Cabe preguntarse entonces si las ideas de Kast se encuentran en este supuesto: ¿son intolerantes?, ¿deben ser prohibidas? y ¿la sociedad lo determinó así para protegerse? La verdad es que el sentido común nos dice que no. Las ideas de Kast están en las antípodas de lo que pienso en materia de matrimonio, inmigración o porte de armas, sin embargo, respeto su derecho a exponerlas, así como defiendo mi derecho a rebatirlas en el espacio público: probablemente él tiene el mismo derecho que yo a creer que mis ideas son intolerantes -el matrimonio igualitario- como yo creer que las de él la son.

Por lo mismo parece razonable que sea la democracia quién decida esto y no el imperio de la fuerza o la censura que prohíba unas u otras.  Del mismo modo no parece existir evidencia que haga necesario que dichas ideas o difusores sean prohibidas o proscrita su difusión: alguien podría decir que también son una amenaza las ideas de los Testigos de Jehová o los seguidores de Salfate, pues atentan contra las ideas fundantes de la sociedad democrática o contra la evidencia científica, pero a nadie le parece razonable prohibir su expresión o difusión.

La verdad, tengo la intuición de que quienes han tratado de excusarse creen suponer que el caso de Kast cumple los requisitos por el sólo hecho de que promueve ideas que son contrarias a las suyas. Y al sentir sus ideas como una religión, creen que estas no puede ser discutidas. Es el mismo supuesto con que se persiguió el marxismo en décadas pasadas o se prohíbe la oposición en Cuba. Y por la cual los liberales demócratas deberías rechazar toda forma de dictadura independiente del color político: en democracia las ideas se combaten con ideas y se prueban en las elecciones.

A la democracia no le basta que las ideas que alguien difunda no sean de nuestro agrado, contra mayoritarias o incluso anti sistémicas para que se decida prohibirlas, perseguirlas o atacarlas: es la sociedad en su conjunto – a través de la democracia representativa- quién debe evaluar dichos hechos y tiene el derecho a defenderse, no un grupo de ella. El supuesto que descansa nuestra democracia liberal y el orden constitucional es que la limitación y/o regulación de libertades individuales debe interpretarse de la manera más restrictiva posible. Ergo que la restricción de la libertad de expresión necesita un examen crítico, exhaustivo y empírico, que permita probar de que en forma una idea, una persona o un hecho puede ser atentatorio y una amenaza seria, grave y actual contra la democracia y por qué la limitación o restricción de ese derecho es la última forma que tiene el sistema político para protegerse. Y primero, descubrir que otras formas tiene la misma democracia para rebatir esas ideas antes que de prohibir su expresión.

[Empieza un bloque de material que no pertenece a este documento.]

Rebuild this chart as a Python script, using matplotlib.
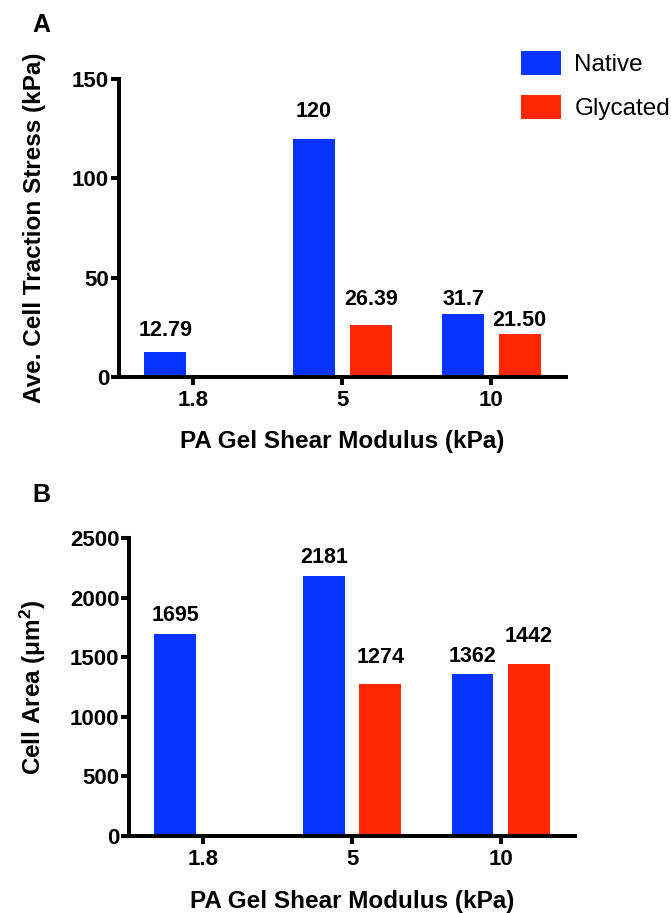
import numpy as np
import matplotlib
matplotlib.use("Agg")
import matplotlib.pyplot as plt

plt.rcParams['font.family'] = ['Liberation Sans', 'DejaVu Sans']
plt.rcParams['font.weight'] = 'bold'
plt.rcParams['mathtext.fontset'] = 'custom'
plt.rcParams['mathtext.rm'] = 'Liberation Sans:bold'
plt.rcParams['mathtext.bf'] = 'Liberation Sans:bold'
plt.rcParams['mathtext.default'] = 'rm'

# data
categories = ["1.8", "5", "10"]
series = ["Native", "Glycated"]

stress_native = [12.79, 120, 31.7]
stress_glycated = [np.nan, 26.39, 21.50]
stress_native_lbl = ["12.79", "120", "31.7"]
stress_glycated_lbl = ["", "26.39", "21.50"]

area_native = [1695, 2181, 1362]
area_glycated = [np.nan, 1274, 1442]
area_native_lbl = ["1695", "2181", "1362"]
area_glycated_lbl = ["", "1274", "1442"]

BLUE = '#0433FF'
RED = '#FF2600'
LW = 2.9
NUM_FS = 16
LABEL_FS = 17.5


def style_axes(ax, ymax, ystep):
    ax.set_xlim(-0.5, 2.5)
    ax.set_ylim(0, ymax)
    ax.set_yticks(np.arange(0, ymax + 1, ystep))
    ax.set_xticks(range(len(categories)))
    ax.set_xticklabels(categories)
    for s in ['top', 'right']:
        ax.spines[s].set_visible(False)
    for s in ['left', 'bottom']:
        ax.spines[s].set_linewidth(LW)
        ax.spines[s].set_capstyle('projecting')
    ax.tick_params(axis='both', width=LW, length=6, labelsize=NUM_FS)
    ax.tick_params(axis='y', pad=1)
    ax.tick_params(axis='x', pad=3)
    for t in ax.get_xticklabels() + ax.get_yticklabels():
        t.set_fontweight('bold')


def draw_panel(ax, nat, gly, nat_lbl, gly_lbl, nat_dy, gly_dy):
    x = np.arange(len(categories))
    w, off = 0.28, 0.19
    bn = ax.bar(x - off, nat, w, color=BLUE, label=series[0], clip_on=False)
    bg = ax.bar(x + off, gly, w, color=RED, label=series[1], clip_on=False)
    for i in range(len(categories)):
        if nat_lbl[i]:
            ax.annotate(nat_lbl[i], (x[i] - off, nat[i]), xytext=(0, nat_dy[i]),
                        textcoords='offset pixels', ha='center', va='center',
                        fontsize=NUM_FS - 0.5, fontweight='bold')
        if gly_lbl[i]:
            ax.annotate(gly_lbl[i], (x[i] + off, gly[i]), xytext=(0, gly_dy[i]),
                        textcoords='offset pixels', ha='center', va='center',
                        fontsize=NUM_FS - 0.5, fontweight='bold')
    return bn, bg


fig = plt.figure(figsize=(6.71, 9.13), dpi=100)

# Panel A
ax1 = fig.add_axes([0.1773, 0.587, 0.666, 0.3264])
bn, bg = draw_panel(ax1, stress_native, stress_glycated,
                    stress_native_lbl, stress_glycated_lbl,
                    [21, 27, 15], [0, 25, 14])
style_axes(ax1, 150, 50)
ax1.set_xlabel("PA Gel Shear Modulus (kPa)", fontsize=LABEL_FS, fontweight='bold', labelpad=14)
ax1.set_ylabel("Ave. Cell Traction Stress (kPa)", fontsize=LABEL_FS, fontweight='bold', labelpad=19)
fig.text(32 / 671, 1 - 25 / 913, "A", fontsize=18, fontweight='bold', va='center')

fig.legend(handles=[bn, bg], labels=series, loc='upper left',
           bbox_to_anchor=(521 / 671, 1 - 51 / 913), frameon=False,
           prop={'size': 17.5, 'weight': 'normal'}, handlelength=1.65, handleheight=1.15,
           handletextpad=0.55, labelspacing=0.75, borderpad=0, borderaxespad=0)

# Panel B
ax2 = fig.add_axes([0.1923, 0.0843, 0.6647, 0.3264])
draw_panel(ax2, area_native, area_glycated, area_native_lbl, area_glycated_lbl,
           [18, 19, 17], [0, 27, 28])
style_axes(ax2, 2500, 500)
ax2.set_xlabel("PA Gel Shear Modulus (kPa)", fontsize=LABEL_FS, fontweight='bold', labelpad=15)
ax2.set_ylabel("Cell Area (μm$^2$)", fontsize=LABEL_FS, fontweight='bold', labelpad=16)
fig.text(32 / 671, 1 - 495 / 913, "B", fontsize=18, fontweight='bold', va='center')

fig.savefig("out.png", dpi=100)
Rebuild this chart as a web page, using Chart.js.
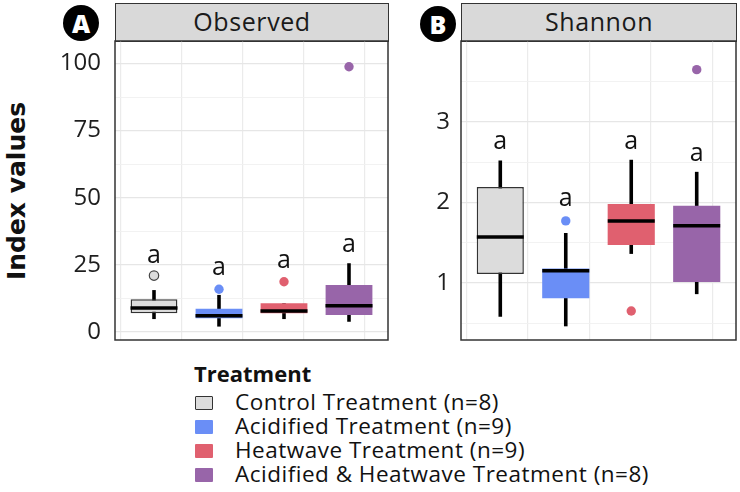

Huelga decir que nada de eso sucedió en la Universidad Arturo Prat ni el triste matonaje de un grupo de estudiantes que no entienden un ápice en qué consiste el sistema democrático. Y que nadie que crea en la democracia debería encontrar razones para justificarlo. Salvo, otra vez, aquellos que ven a la democracia como un instrumento y no como un fin.